Essentially a Hefeweizen and an
East Coast IPA in one glass!

Tap 6: Unser Aventinus, fresh on draught!
Simply amazing with complex dark fruit
and warming character.

Aventinus Eisbock, a 12%ABV god-in-a-glass.
Ripe plums and banana aroma, tastes like heaven!

Above the entrance, the Schneider logo. 
This beer is so amazing that it has its own window!


I kept hearing about some amazing smoked beers to the north of Munich so I traveled north to Bamberg to see what all the fuss was about. I was not disappointed. There were two breweries that stood out. Aecht and Spezial.

First, I stopped by the restaurant run by Aecht. It was a busy place! Unfortunately, I was unable to get a table and have some food here. However, I was able to have a beer! There is a beer pick-up window for you to enjoy a beer outside while you wait for a table, of simply if you wish to have a pint and stand outside. Now, I have had Aecht Rauchbier's before so I didn't think anything of it. Boy was I wrong....

Relaxing outside, enjoying my Rauchbier
with many other explorers.

Aecht Rauchbier Märzen
Smoky, yet not overpowering.


Here was a nice surprise. After I finished my pint at Aecht and after a short walk, I stumbled upon a brewery I have never heard about. The sign read "Brauerei Spezial" and I was intrigued. I am so happy I found this place. The smoked beers were amazing, the food was great, and the atmosphere threw me back a century or two.

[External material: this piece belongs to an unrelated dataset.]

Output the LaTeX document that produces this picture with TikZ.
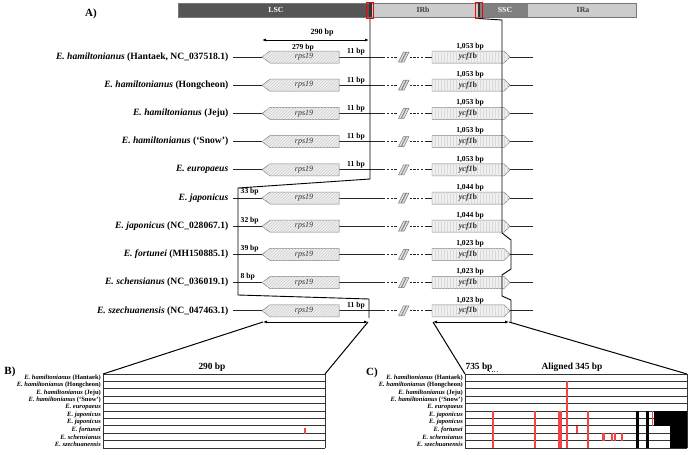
\documentclass[tikz,border=0pt]{standalone}
\usepackage{fontspec}
\setmainfont{Liberation Serif}
\usetikzlibrary{arrows.meta,patterns}
\definecolor{lscC}{RGB}{85,85,85}
\definecolor{irC}{RGB}{204,204,204}
\definecolor{sscC}{RGB}{128,128,128}
\definecolor{edgeC}{RGB}{120,120,120}
\definecolor{geneC}{RGB}{240,240,240}
\definecolor{markC}{RGB}{242,70,70}
\tikzset{
  splbl/.style={font=\fontsize{9.6}{10}\selectfont\bfseries, inner sep=0pt},
  bplbl/.style={font=\fontsize{7.6}{8}\selectfont\bfseries, inner sep=0pt},
  genelbl/.style={text=black!80, inner sep=0pt},
  genebox/.style={draw=edgeC, line width=0.5pt, fill=geneC},
  rowline/.style={line width=0.8pt, draw=black!85},
  juncline/.style={line width=0.9pt, draw=black},
  dimarrow/.style={{Latex[length=4pt,width=3pt]}-{Latex[length=4pt,width=3pt]}, line width=1pt},
  fanline/.style={line width=1pt},
  barlbl/.style={font=\fontsize{7.8}{8}\selectfont\bfseries, inner sep=0pt},
  panlbl/.style={font=\fontsize{11}{12}\selectfont\bfseries, inner sep=0pt},
  biglbl/.style={font=\fontsize{9.4}{10}\selectfont\bfseries, inner sep=0pt},
  smalllbl/.style={font=\fontsize{6.5}{6.6}\selectfont\bfseries, inner sep=0pt, anchor=east},
  gridline/.style={line width=0.8pt, draw=black!80},
  redmark/.style={fill=markC},
}
\begin{document}
\begin{tikzpicture}[x=1pt,y=-1pt]
\useasboundingbox (0,0) rectangle (691,455);

% ---- top bar ----
\fill[lscC] (178,3) rectangle (370,17);
\fill[irC] (370,3) rectangle (479,17);
\fill[sscC] (479,3) rectangle (528,17);
\fill[irC] (528,3) rectangle (636,17);
\draw[edgeC, line width=0.5pt] (178,3) rectangle (636,17);
\node[barlbl, text=white] (lsc) at (276,10) {LSC};
\node[barlbl, text=black!75] (irb) at (423,10) {IRb};
\node[barlbl, text=white] (ssc) at (505,10) {SSC};
\node[barlbl, text=black!75] (ira) at (583,10) {IRa};
\fill[black!80] (369,3) rectangle (371.5,17);
\fill[black!80] (477.5,3) rectangle (480,17);
\node[draw=red, line width=1pt, minimum width=7pt, minimum height=16pt, inner sep=0pt] (jlb) at (370,10) {};
\node[draw=red, line width=1pt, minimum width=7pt, minimum height=16pt, inner sep=0pt] (jsb) at (478.5,10) {};

\node[panlbl] (pa) at (91,14) {A)};

% ---- dimension arrows on top ----
\coordinate (t290l) at (262,40);
\coordinate (t290r) at (369,40);
\draw[dimarrow] (t290l) -- (t290r);
\node[bplbl, font=\fontsize{8}{9}\selectfont\bfseries] (l290) at (322,33) {290 bp};
\node[bplbl] (l279) at (303,48) {279 bp};

% ---- rows ----
\foreach \i/\nm/\yb in {
 1/{\textit{E. hamiltonianus} (Hantaek, NC\_037518.1)}/{1,053},
 2/{\textit{E. hamiltonianus} (Hongcheon)}/{1,053},
 3/{\textit{E. hamiltonianus} (Jeju)}/{1,053},
 4/{\textit{E. hamiltonianus} (`Snow')}/{1,053},
 5/{\textit{E. europaeus}}/{1,053},
 6/{\textit{E. japonicus}}/{1,044},
 7/{\textit{E. japonicus} (NC\_028067.1)}/{1,044},
 8/{\textit{E. fortunei} (MH150885.1)}/{1,023},
 9/{\textit{E. schensianus} (NC\_036019.1)}/{1,023},
 10/{\textit{E. szechuanensis} (NC\_047463.1)}/{1,023}}{
  \pgfmathsetmacro\y{57+28.2*(\i-1)}
  \node[splbl, anchor=east] (sp\i) at (228.5,\y) {\nm};
  \coordinate (a\i) at (233,\y);
  \coordinate (rt\i) at (262,\y);
  \coordinate (rr\i) at (339,\y);
  \coordinate (ds\i) at (383,\y);
  \coordinate (de\i) at (425,\y);
  \coordinate (yl\i) at (432,\y);
  \coordinate (yt\i) at (510,\y);
  \coordinate (e\i) at (533,\y);
  \draw[rowline] (a\i) -- (rt\i);
  \draw[rowline] (rr\i) -- (ds\i);
  \draw[rowline, dash pattern=on 2.2pt off 1.6pt] (ds\i) -- (de\i);
  \draw[rowline] (de\i) -- (yl\i);
  \draw[rowline] (yt\i) -- (e\i);
  \draw[genebox, postaction={pattern=north east lines, pattern color=gray!40}]
     (rt\i) -- (270,\y-6) -- (339,\y-6) -- (339,\y+6) -- (270,\y+6) -- cycle;
  \node[genelbl, font=\fontsize{8}{8}\selectfont\itshape] (rps\i) at (304,\y) {rps19};
  \draw[genebox, postaction={pattern=vertical lines, pattern color=gray!30}]
     (yl\i) -- (432,\y-6) -- (504,\y-6) -- (yt\i) -- (504,\y+6) -- (432,\y+6) -- cycle;
  \node[genelbl, font=\fontsize{8}{8}\selectfont\bfseries] (ycf\i) at (468,\y) {\textit{ycf1}b};
  \node[bplbl] (yb\i) at (470,\y-10.5) {\yb\ bp};
  % break symbol
  \fill[white] (398,\y-6) rectangle (409,\y+6);
  \draw[edgeC, line width=0.5pt, fill=gray!25] (398.5,\y+5) -- (401,\y+5) -- (406,\y-5) -- (403.5,\y-5) -- cycle;
  \draw[edgeC, line width=0.5pt, fill=gray!25] (401.5,\y+5) -- (404,\y+5) -- (409,\y-5) -- (406.5,\y-5) -- cycle;
}

% junction bp labels
\foreach \i in {1,2,3,4,5,10}{
  \pgfmathsetmacro\y{57+28.2*(\i-1)}
  \node[bplbl] (jb\i) at (356,\y-5) {11 bp};
}
\foreach \i/\t in {6/33 bp,7/32 bp,8/39 bp,9/8 bp}{
  \pgfmathsetmacro\y{57+28.2*(\i-1)}
  \node[bplbl, anchor=west] (jb\i) at (240.5,\y-6) {\t};
}

% ---- junction lines ----
\draw[juncline] (jlb.south) -- (370,179) -- (238,188) -- (238,295) -- (369,299) -- (369,318);
\draw[juncline] (jsb.south) -- (502,20) -- (502,233) -- (511,240) -- (511,269) -- (502,275) -- (502,296) -- (511,300) -- (511,323);

% ---- bottom arrows ----
\coordinate (bl) at (263,322);
\coordinate (br) at (368,322);
\coordinate (cl) at (433,322);
\coordinate (cr) at (509,322);
\draw[dimarrow] (bl) -- (br);
\draw[dimarrow] (cl) -- (cr);

% ---- panel B ----
\coordinate (Btl) at (103,374);
\coordinate (Btr) at (325,374);
\draw[fanline] (bl) -- (Btl);
\draw[fanline] (br) -- (Btr);
\node[panlbl] (pb) at (10,372) {B)};
\node[biglbl] (b290) at (212,367) {290 bp};
\foreach \k in {0,...,10}{
  \draw[gridline] (103,374+7.4*\k) -- (325,374+7.4*\k);
}
\draw[gridline] (103,374) -- (103,448);
\draw[gridline] (325,374) -- (325,448);
\fill[redmark] (304.4,427.5) rectangle (305.9,433.5);

% ---- panel C ----
\coordinate (Ctl) at (465,374);
\coordinate (Ctr) at (687,374);
\draw[fanline] (cl) -- (Ctl);
\draw[fanline] (cr) -- (Ctr);
\node[panlbl] (pc) at (372,373) {C)};
\node[biglbl] (c735) at (479,367) {735 bp};
\node[biglbl] (c345) at (572,367) {Aligned 345 bp};
\draw[black!70, dotted, line width=0.6pt] (489,371.5) -- (497,371.5);
\foreach \k in {0,...,10}{
  \draw[gridline] (465,374+7.4*\k) -- (687,374+7.4*\k);
}
\draw[gridline] (465,374) -- (465,448);
\draw[gridline] (687,374) -- (687,448);
% red marks
\fill[redmark] (566.3,381.4) rectangle (567.8,448);
\foreach \x in {493,535,559,561,588}{
  \fill[redmark] (\x-0.7,411) rectangle (\x+0.8,448);
}
\fill[redmark] (576.3,426) rectangle (577.8,433.4);
\foreach \x in {603,604.8,612,615,622}{
  \fill[redmark] (\x-0.6,433.4) rectangle (\x+0.6,440.8);
}
\fill[redmark] (651.8,411) rectangle (653.2,426);
% black blocks
\fill[black] (636,411) rectangle (639,448);
\fill[black] (646,411) rectangle (649,448);
\fill[black] (654,411) rectangle (687,426);
\fill[black] (670,426) rectangle (687,448);

% labels B and C
\foreach \k/\t in {
 1/{\textit{E. hamiltonianus} (Hantaek)},
 2/{\textit{E. hamiltonianus} (Hongcheon)},
 3/{\textit{E. hamiltonianus} (Jeju)},
 4/{\textit{E. hamiltonianus} (`Snow')},
 5/{\textit{E. europaeus}},
 6/{\textit{E. japonicus}},
 7/{\textit{E. japonicus}},
 8/{\textit{E. fortunei}},
 9/{\textit{E. schensianus}},
 10/{\textit{E. szechuanensis}}}{
  \node[smalllbl] (bl\k) at (101,374+7.4*\k-3.7) {\t};
  \node[smalllbl] (cl\k) at (463,374+7.4*\k-3.7) {\t};
}
\end{tikzpicture}
\end{document}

The golden lettering of the best surprise of my entire trip.

Yes, I took a few.
This was the simply called Rauchbier Lager
Amazingly crisp, smoky character
was soft and pleasant.

I have no idea what I ordered. All I know is
that is was amazing!!
This unfiltered beer named Ungespundetes
was full of sweet, tangy, and malt flavors.
No smoke, and no problem!

The dining room at Brauerei Spezial


This is the oldest, still independent brewery in the city of Munich. The brewery has many great beers and is quite uncommon in the States. And, as with many imported beers, when they do make it here, they are not as the brewer intended. Not only were these beers delicious, they are found everywhere in Munich in many beer-halls dedicated to serving only Augustiner. Good thing because I found craving some almost every day I was there.

In my opinion, the best example of a German Pils.
Bitter from start to finish, pleasant noble hop character,
yet refreshing and crisp. One of the best beers I had.

Plate of small sausages and sauerkraut alongside
the Augustiner Weissbier.

Holzfällersteak with grilled onion, potatoes,
and an Augustiner Dunkel.


Alas, it was my 30th birthday. I made my way though the bending streets of central Munich to end up at the most visited and talked about beer-hall in the world: The Hafbräuhaus! I know this is a tourist attraction and that authentic, traditional beer-halls have better beer (see above), but this was a turning point in my life. I was now entering 30 years on this planet and I wanted to experience something special. So, there was no way in hell that I was not going to visit the Hofbräuhaus... On my Birthday!

...I tuned the corner and there it was...

Cask was empty that day. Shame.
A pint of their summer beer.
An unfiltered lager. Tasty stuff!

What's a visit to the original Hofbräuhaus without
getting a giant beer!? Dunkel, bitte!

Some pretzels, a brawurst, sauerkraut, and
Original Helles Lager. Perfect!

One of many posts full of giant glassware.

An experience worth traveling for.

The entrance to one of the best birthdays I've ever had.

So, did you enjoy the pictures? Feel like taking your own beer-&-self-finding trip to Germany? I would highly recommend it! Like I've said before, this was an experience that I will soon not forget. My next expedition to Czech and/or Belgium will surely hold its own, but no matter how incredible my future adventures may be, my first trip will always have a special place in my heart.